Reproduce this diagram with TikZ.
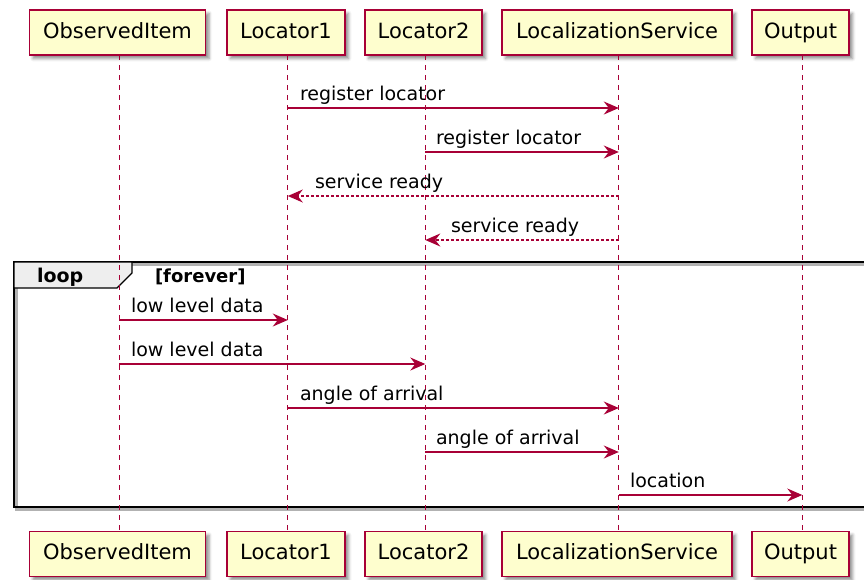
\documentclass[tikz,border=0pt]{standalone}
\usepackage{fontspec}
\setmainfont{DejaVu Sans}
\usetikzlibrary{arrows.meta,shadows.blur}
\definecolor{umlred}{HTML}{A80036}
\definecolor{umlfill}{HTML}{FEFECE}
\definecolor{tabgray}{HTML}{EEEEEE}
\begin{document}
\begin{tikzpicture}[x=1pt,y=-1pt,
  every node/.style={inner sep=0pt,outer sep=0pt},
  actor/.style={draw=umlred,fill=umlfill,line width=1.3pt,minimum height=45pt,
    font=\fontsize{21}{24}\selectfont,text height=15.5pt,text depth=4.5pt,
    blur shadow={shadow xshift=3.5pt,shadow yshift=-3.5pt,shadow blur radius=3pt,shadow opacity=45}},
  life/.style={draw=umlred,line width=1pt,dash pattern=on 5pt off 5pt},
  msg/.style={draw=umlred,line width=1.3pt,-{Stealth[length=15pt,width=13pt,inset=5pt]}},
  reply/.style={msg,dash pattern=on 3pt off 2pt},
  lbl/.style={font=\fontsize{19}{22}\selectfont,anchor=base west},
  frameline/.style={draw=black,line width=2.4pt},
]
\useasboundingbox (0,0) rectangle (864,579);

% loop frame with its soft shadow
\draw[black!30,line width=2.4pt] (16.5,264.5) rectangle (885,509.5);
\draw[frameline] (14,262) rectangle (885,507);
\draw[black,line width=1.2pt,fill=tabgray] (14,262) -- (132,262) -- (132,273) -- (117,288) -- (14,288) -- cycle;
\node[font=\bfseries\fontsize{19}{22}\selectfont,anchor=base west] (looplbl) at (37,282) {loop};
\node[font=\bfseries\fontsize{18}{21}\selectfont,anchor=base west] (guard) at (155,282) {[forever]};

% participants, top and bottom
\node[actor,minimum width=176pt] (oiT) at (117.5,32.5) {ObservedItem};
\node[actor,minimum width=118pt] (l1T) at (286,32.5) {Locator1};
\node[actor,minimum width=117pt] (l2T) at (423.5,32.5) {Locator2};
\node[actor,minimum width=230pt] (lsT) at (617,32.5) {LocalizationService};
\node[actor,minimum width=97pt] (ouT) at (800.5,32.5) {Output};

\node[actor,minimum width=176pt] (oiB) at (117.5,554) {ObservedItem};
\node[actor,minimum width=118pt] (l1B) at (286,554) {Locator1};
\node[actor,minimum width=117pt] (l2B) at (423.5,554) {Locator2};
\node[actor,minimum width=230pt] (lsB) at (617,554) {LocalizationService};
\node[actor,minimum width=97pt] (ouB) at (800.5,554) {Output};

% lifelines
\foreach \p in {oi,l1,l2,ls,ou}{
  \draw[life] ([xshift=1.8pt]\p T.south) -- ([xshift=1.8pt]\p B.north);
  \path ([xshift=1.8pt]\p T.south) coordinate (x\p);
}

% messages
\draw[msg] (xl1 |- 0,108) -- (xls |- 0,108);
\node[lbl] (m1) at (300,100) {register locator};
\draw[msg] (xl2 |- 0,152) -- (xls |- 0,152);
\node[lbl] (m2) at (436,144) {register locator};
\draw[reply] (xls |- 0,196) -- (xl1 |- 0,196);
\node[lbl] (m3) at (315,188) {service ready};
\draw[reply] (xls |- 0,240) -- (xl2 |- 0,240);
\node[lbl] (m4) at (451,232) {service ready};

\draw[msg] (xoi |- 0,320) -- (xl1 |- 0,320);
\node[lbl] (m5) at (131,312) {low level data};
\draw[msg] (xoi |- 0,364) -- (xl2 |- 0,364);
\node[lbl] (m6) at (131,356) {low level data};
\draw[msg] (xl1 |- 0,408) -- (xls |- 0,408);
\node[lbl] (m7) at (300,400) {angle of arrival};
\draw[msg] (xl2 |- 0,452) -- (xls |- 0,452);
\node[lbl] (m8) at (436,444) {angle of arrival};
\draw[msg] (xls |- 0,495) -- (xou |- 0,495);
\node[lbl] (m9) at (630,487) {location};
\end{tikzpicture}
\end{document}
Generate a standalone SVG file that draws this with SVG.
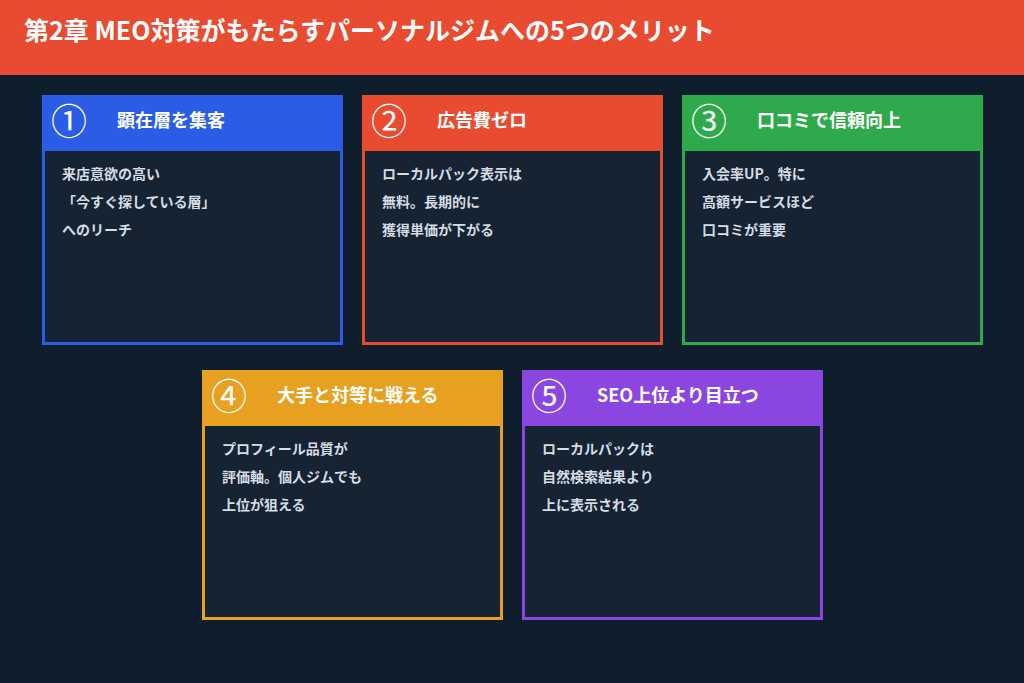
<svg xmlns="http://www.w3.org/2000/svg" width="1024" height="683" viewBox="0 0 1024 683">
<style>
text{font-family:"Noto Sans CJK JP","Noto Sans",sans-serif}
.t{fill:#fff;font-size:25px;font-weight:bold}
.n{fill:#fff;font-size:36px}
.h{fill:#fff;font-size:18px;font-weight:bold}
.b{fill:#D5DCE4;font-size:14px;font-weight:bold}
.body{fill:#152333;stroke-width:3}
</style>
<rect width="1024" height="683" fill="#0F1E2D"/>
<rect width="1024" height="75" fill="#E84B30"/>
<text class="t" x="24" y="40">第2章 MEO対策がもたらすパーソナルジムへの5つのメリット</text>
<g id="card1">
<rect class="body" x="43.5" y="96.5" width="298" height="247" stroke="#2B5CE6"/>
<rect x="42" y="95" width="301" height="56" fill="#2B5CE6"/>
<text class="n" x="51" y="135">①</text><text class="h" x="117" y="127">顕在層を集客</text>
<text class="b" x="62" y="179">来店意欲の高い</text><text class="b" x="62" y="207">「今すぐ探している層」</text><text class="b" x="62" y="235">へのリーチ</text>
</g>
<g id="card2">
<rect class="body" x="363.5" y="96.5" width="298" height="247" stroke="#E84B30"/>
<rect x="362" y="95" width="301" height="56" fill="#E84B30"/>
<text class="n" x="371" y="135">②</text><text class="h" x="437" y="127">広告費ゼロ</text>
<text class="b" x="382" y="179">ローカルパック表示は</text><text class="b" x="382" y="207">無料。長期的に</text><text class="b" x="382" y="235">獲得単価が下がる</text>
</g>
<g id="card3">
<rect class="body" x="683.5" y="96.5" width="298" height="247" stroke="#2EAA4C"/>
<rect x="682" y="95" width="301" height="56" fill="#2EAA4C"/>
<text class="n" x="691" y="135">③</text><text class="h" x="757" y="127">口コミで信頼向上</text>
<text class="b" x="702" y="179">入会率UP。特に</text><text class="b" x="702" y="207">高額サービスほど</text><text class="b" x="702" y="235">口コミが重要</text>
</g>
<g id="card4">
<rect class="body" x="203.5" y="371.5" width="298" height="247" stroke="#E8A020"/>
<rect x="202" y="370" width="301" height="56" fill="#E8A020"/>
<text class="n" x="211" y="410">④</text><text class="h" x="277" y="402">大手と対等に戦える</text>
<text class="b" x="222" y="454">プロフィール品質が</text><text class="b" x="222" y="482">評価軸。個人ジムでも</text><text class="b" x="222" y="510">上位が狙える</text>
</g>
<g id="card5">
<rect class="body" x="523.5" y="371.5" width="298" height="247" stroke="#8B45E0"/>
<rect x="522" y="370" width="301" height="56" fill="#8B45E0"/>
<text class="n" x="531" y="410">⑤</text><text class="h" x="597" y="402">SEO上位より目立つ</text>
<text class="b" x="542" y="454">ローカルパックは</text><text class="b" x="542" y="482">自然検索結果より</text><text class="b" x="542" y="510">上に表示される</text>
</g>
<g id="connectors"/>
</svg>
****************************************
> [The problem]:
Among the entries above, how many lines hold the string "this"? Respond with nothing but the number.

> [Answer to the task]:
2